Днем Эбен был с Корнелией или в офисе, поэтому Либерти даже в выходные сидела в коттедже одна, дожидаясь, когда он к ней вырвется. Целыми днями она готовилась к его приезду: по утрам посещала местные магазины, где ее знали по имени, потом чистила на крылечке картошку и лущила бобы, любуясь изгибом реки, сверкающей среди стволов старых каштанов. В хорошую погоду она часто раздевалась и загорала нагишом, слушая жужжание пчел в яблонях и мечтая о его объятиях.
Иногда Либерти заваривала чай на двоих. Если Пирс не приезжал вовремя, она пила чай в одиночестве, прислушиваясь к тиканью часов и гадая, где он, чем занят, когда на гравийной дорожке раздастся, наконец, шуршание шин его машины. В эти нескончаемые часы знакомый коттедж казался ей тесным и враждебным. Она сидела в кресле-качалке, ленясь встать и зажечь свет, иногда даже не раскачиваясь. Наступал вечер, а ужин так и оставался нетронутым. В десять вечера Либерти шла с кастрюльками к реке и вываливала еду в воду.
В последний раз они виделись в понедельник, на закате. Пирс сам отвез ее в аэропорт. На нем была рабочая форма: синий блейзер, брюки цвета хаки со стрелками, оксфордская рубашка и модный галстук. Она нарядилась — специально для него — в платье от Трисии Никсон. Сев в аэропорту Ла-Гуардиа в такси. Либерти переоделась и появилась во «Флэш» в джинсах, майке и видавшей виды вельветовой куртке.
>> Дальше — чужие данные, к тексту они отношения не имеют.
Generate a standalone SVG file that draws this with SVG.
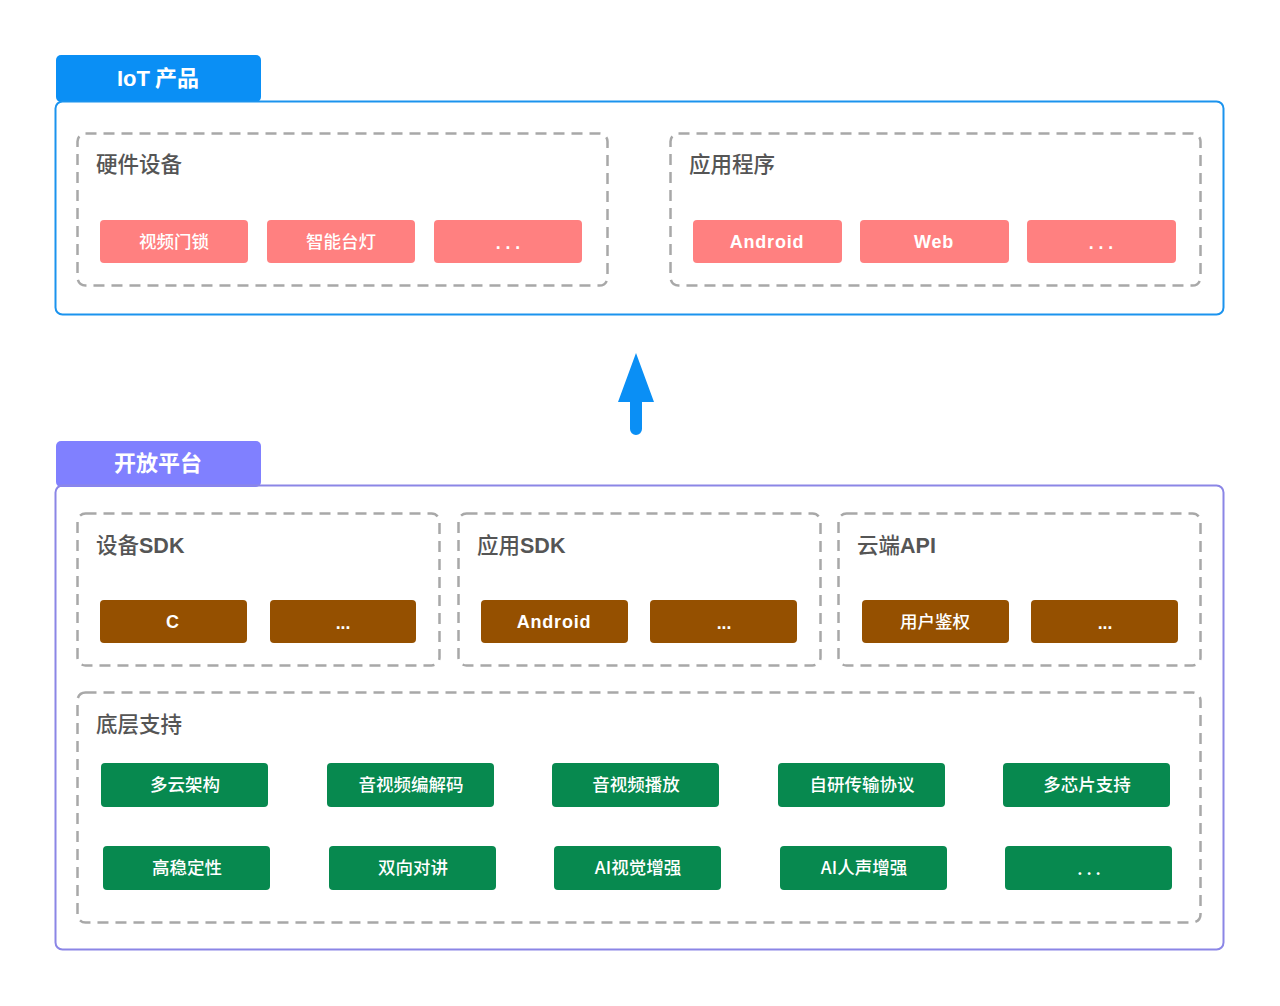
<svg xmlns="http://www.w3.org/2000/svg" width="1280" height="1006" viewBox="0 0 1280 1006">
<style>
text{font-family:"Noto Sans CJK SC","Noto Sans",sans-serif}
.tab{font-size:22px;font-weight:bold;fill:#fff;text-anchor:middle}
.dash{fill:none;stroke:#a8a8a8;stroke-width:2.5;stroke-dasharray:11 7}
.lbl{font-size:21.5px;fill:#555;font-weight:500}
.pink{fill:#ff8080}
.brown{fill:#955000}
.green{fill:#07894f}
.bt{font-size:17.5px;fill:#fff;text-anchor:middle;font-weight:500}
.en{font-family:"Liberation Sans","DejaVu Sans",sans-serif;font-weight:bold}
.wide{font-size:18px;letter-spacing:0.8px}
</style>
<rect width="1280" height="1006" fill="#fff"/>

<g id="iot">
<rect x="56" y="55" width="205" height="47" rx="5" fill="#0a8ff5"/>
<text class="tab" x="158" y="86"><tspan class="en">IoT</tspan> 产品</text>
<rect x="55.5" y="101.5" width="1168" height="213" rx="7" fill="none" stroke="#1b93ee" stroke-width="2"/>
</g>

<g id="hardware">
<rect class="dash" x="77.5" y="133.5" width="530" height="152" rx="8"/>
<text class="lbl" x="96" y="172">硬件设备</text>
<rect class="pink" x="100" y="220" width="148" height="43" rx="4"/>
<text class="bt" x="174" y="248">视频门锁</text>
<rect class="pink" x="267" y="220" width="148" height="43" rx="4"/>
<text class="bt" x="341" y="248">智能台灯</text>
<rect class="pink" x="434" y="220" width="148" height="43" rx="4"/>
<text class="bt en" x="508" y="249">. . .</text>
</g>

<g id="apps">
<rect class="dash" x="670.5" y="133.5" width="530" height="152" rx="8"/>
<text class="lbl" x="689" y="172">应用程序</text>
<rect class="pink" x="693" y="220" width="149" height="43" rx="4"/>
<text class="bt en wide" x="767" y="248">Android</text>
<rect class="pink" x="860" y="220" width="149" height="43" rx="4"/>
<text class="bt en wide" x="934" y="248">Web</text>
<rect class="pink" x="1027" y="220" width="149" height="43" rx="4"/>
<text class="bt en" x="1101" y="249">. . .</text>
</g>

<g id="connectors">
<path d="M636 353 L654 402 L642 402 L642 429 A6 6 0 0 1 630 429 L630 402 L618 402 Z" fill="#0a8ff5"/>
</g>

<g id="platform">
<rect x="56" y="441" width="205" height="46" rx="5" fill="#8080ff"/>
<text class="tab" x="158" y="471">开放平台</text>
<rect x="55.5" y="485.5" width="1168" height="464" rx="7" fill="none" stroke="#8b86e6" stroke-width="2"/>
</g>

<g id="devsdk">
<rect class="dash" x="77.5" y="513.5" width="362" height="152" rx="8"/>
<text class="lbl" x="96" y="553">设备<tspan class="en">SDK</tspan></text>
<rect class="brown" x="100" y="600" width="147" height="43" rx="4"/>
<text class="bt en wide" x="173" y="628">C</text>
<rect class="brown" x="270" y="600" width="146" height="43" rx="4"/>
<text class="bt en" x="343" y="629">...</text>
</g>

<g id="appsdk">
<rect class="dash" x="458.5" y="513.5" width="362" height="152" rx="8"/>
<text class="lbl" x="477" y="553">应用<tspan class="en">SDK</tspan></text>
<rect class="brown" x="481" y="600" width="147" height="43" rx="4"/>
<text class="bt en wide" x="554" y="628">Android</text>
<rect class="brown" x="650" y="600" width="147" height="43" rx="4"/>
<text class="bt en" x="724" y="629">...</text>
</g>

<g id="cloudapi">
<rect class="dash" x="838.5" y="513.5" width="362" height="152" rx="8"/>
<text class="lbl" x="857" y="553">云端<tspan class="en">API</tspan></text>
<rect class="brown" x="862" y="600" width="147" height="43" rx="4"/>
<text class="bt" x="935" y="628">用户鉴权</text>
<rect class="brown" x="1031" y="600" width="147" height="43" rx="4"/>
<text class="bt en" x="1105" y="629">...</text>
</g>

<g id="base">
<rect class="dash" x="77.5" y="692.5" width="1123" height="230" rx="8"/>
<text class="lbl" x="96" y="732">底层支持</text>
<rect class="green" x="101" y="763" width="167" height="44" rx="4"/>
<text class="bt" x="185" y="791">多云架构</text>
<rect class="green" x="327" y="763" width="167" height="44" rx="4"/>
<text class="bt" x="411" y="791">音视频编解码</text>
<rect class="green" x="552" y="763" width="167" height="44" rx="4"/>
<text class="bt" x="636" y="791">音视频播放</text>
<rect class="green" x="778" y="763" width="167" height="44" rx="4"/>
<text class="bt" x="862" y="791">自研传输协议</text>
<rect class="green" x="1003" y="763" width="167" height="44" rx="4"/>
<text class="bt" x="1087" y="791">多芯片支持</text>
<rect class="green" x="103" y="846" width="167" height="44" rx="4"/>
<text class="bt" x="187" y="874">高稳定性</text>
<rect class="green" x="329" y="846" width="167" height="44" rx="4"/>
<text class="bt" x="413" y="874">双向对讲</text>
<rect class="green" x="554" y="846" width="167" height="44" rx="4"/>
<text class="bt" x="638" y="874">AI视觉增强</text>
<rect class="green" x="780" y="846" width="167" height="44" rx="4"/>
<text class="bt" x="864" y="874">AI人声增强</text>
<rect class="green" x="1005" y="846" width="167" height="44" rx="4"/>
<text class="bt" x="1089" y="875">. . .</text>
</g>
</svg>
Эбен предупредил ее, что следующий выходной придется пропустить: Корни ложилась в больницу на обследование, и он должен был находиться при ней. Затем он поспешно утер ей слезы и укатил. Мужчина, разрывающийся между двумя женщинами, не имеет права медлить.
Либерти явилась на работу с припухшими глазами, и Мадлон, подозвав ее к себе и заперев дверь, дала ей выпить бренди.
— У меня для тебя новость, ангел мой, ты превратилась в плаксу. Если хочешь знать мое мнение, твоя мечта обернулась кошмаром.
— Я не плакса, — выдавила Либерти всхлипывая.
Мадлон была права — ее жизнь превратилась в кошмар!
Поблагодарив свою покровительницу за бренди и сочувствие, она взялась за работу.
Через три дня Пирс позвонил — как всегда по средам, из кафе;
— Что-то в последнее время у меня подавленное настроение, — доложил он.
— И поэтому ты решил позвонить мне и поднять настроение? — Либерти знала, что это не смешно, но ничего не могла с собой поделать.
— Я серьезно. Либерти. Я причиняю тебе страдания, веду себя как эгоист…
Либерти уже привыкла слышать из уст своего любвеобильного конгрессмена эту жалостную песню. Обычно она тут же начинала опровергать его слова, но на этот раз смолчала.